To illustrate the kind of impact automation can make, Advanced Aerial Inspection Resources uses drones to take thousands of pictures of wind turbine blades on a daily basis, as shown below.  (The wind turbine imagery in this article was kindly provided by AAIR.) Their inspections based on drone cameras identify more defects at lower costs than inspections based on visual observation.   Since wind turbine inspection needs are rapidly expanding, AAIR has a great opportunity to grow rapidly.

However, finding defects from images after their inspection flights takes more person-days than shooting the images in the field. If automatic image triage can reduce their detection cost by 90% while maintaining or improving their defect detection rates, AAIR will be able save lots of money and service many more customers. Automatic triage offers the added benefit of reducing many mega-bit photos to a smaller number of mega-bit chips. As a result, field-based triage could allow AAIR to transmit defect information from the field to the cloud for immediate validation by their staff and faster delivery to their customers.


Photo Courtesy of AAIR

What has you excited about the future of this technology? 

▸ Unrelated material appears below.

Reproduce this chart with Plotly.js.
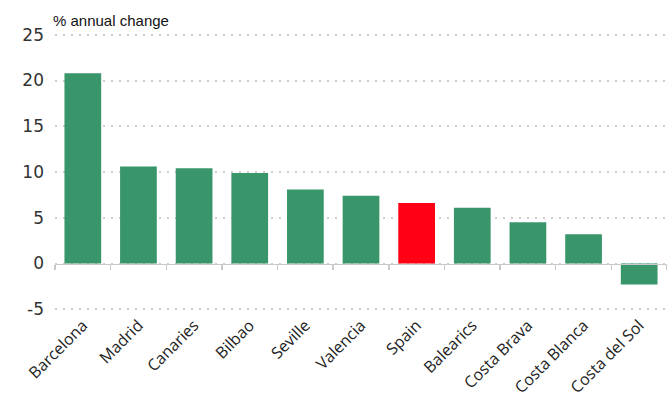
<!DOCTYPE html>
<html><head><meta charset="utf-8">
<script src="https://cdn.plot.ly/plotly-3.0.1.min.js"></script>
<style>html,body{margin:0;padding:0;background:#fff}#c{width:667px;height:417px}</style>
</head><body><div id="c"></div>
<script>
const regions = ["Barcelona","Madrid","Canaries","Bilbao","Seville","Valencia","Spain","Balearics","Costa Brava","Costa Blanca","Costa del Sol"];
const changes = [20.8, 10.6, 10.4, 9.9, 8.1, 7.4, 6.6, 6.1, 4.5, 3.2, -2.3];
const highlight = "Spain";
const yTicks = [-5, 0, 5, 10, 15, 20, 25];

const green = "#39966a", red = "#ff0015";
const yRange = [-5.3, 25.3];
const zeroFrac = (0 - yRange[0]) / (yRange[1] - yRange[0]);

const data = [{
  type: "bar", x: regions, y: changes,
  marker: {color: regions.map(r => r === highlight ? red : green)},
  width: 0.66, hoverinfo: "x+y"
}, {
  type: "scatter", x: regions, y: regions.map(() => null), xaxis: "x2", yaxis: "y",
  showlegend: false, hoverinfo: "skip"
}];

const layout = {
  width: 667, height: 417,
  margin: {l: 55, r: 0, t: 32, b: 105},
  paper_bgcolor: "#fff", plot_bgcolor: "#fff",
  showlegend: false,
  xaxis: {
    type: "category", tickangle: -45, showgrid: false, zeroline: false, showline: false,
    ticks: "", tickfont: {family: "Open Sans, Liberation Sans, sans-serif", size: 16, color: "#222"},
    range: [-0.5, regions.length - 0.5]
  },
  xaxis2: {
    type: "category", overlaying: "x", anchor: "free", position: zeroFrac,
    showline: true, linecolor: "#c9c9c9", linewidth: 1.5,
    ticks: "outside", tickson: "boundaries", ticklen: 5, tickcolor: "#c9c9c9", tickwidth: 1.5,
    showticklabels: false, showgrid: false, zeroline: false,
    range: [-0.5, regions.length - 0.5]
  },
  yaxis: {
    range: yRange, tickvals: yTicks, ticktext: yTicks.map(String),
    showgrid: true, gridcolor: "#cdcdcd", griddash: "2px,6px", gridwidth: 2,
    zeroline: false, showline: false, ticks: "", ticklabelstandoff: 10,
    tickfont: {family: "DejaVu Sans, sans-serif", size: 17, color: "#333"}
  },
  annotations: [{
    text: "% annual change", xref: "paper", yref: "paper", x: -0.006, y: 1.005,
    xanchor: "left", yanchor: "bottom", showarrow: false,
    font: {family: "Liberation Sans, Arial, sans-serif", size: 15, color: "#111"}
  }]
};

Plotly.newPlot("c", data, layout, {staticPlot: true, displayModeBar: false});
</script></body></html>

Quite simply, drones (and other sensors) are producing so much data, and people have so little time, that resulting opportunities are limitless. To give just one example, the projected market for drone-based, wind-turbine blade inspection alone is $6B within the next six years.


What’s one thing you want operators to understand about how they can and should approach the way they’re processing and utilizing the data captured by a UAV?

Time and money investments will be necessary. Those investments should be justified and monetized up front. Key drivers can be monetized by estimating the following expected gains (or losses) include manual analysis; time to decision; detection rates; false alarm rates; transmission bandwidth; processor development and configuration cost; human safety cost; sensor cost; and flight cost.

The investments to produce fast and automatic image triage shouldn’t be a major hurdle in light of recurring six-figure savings that can be achieved.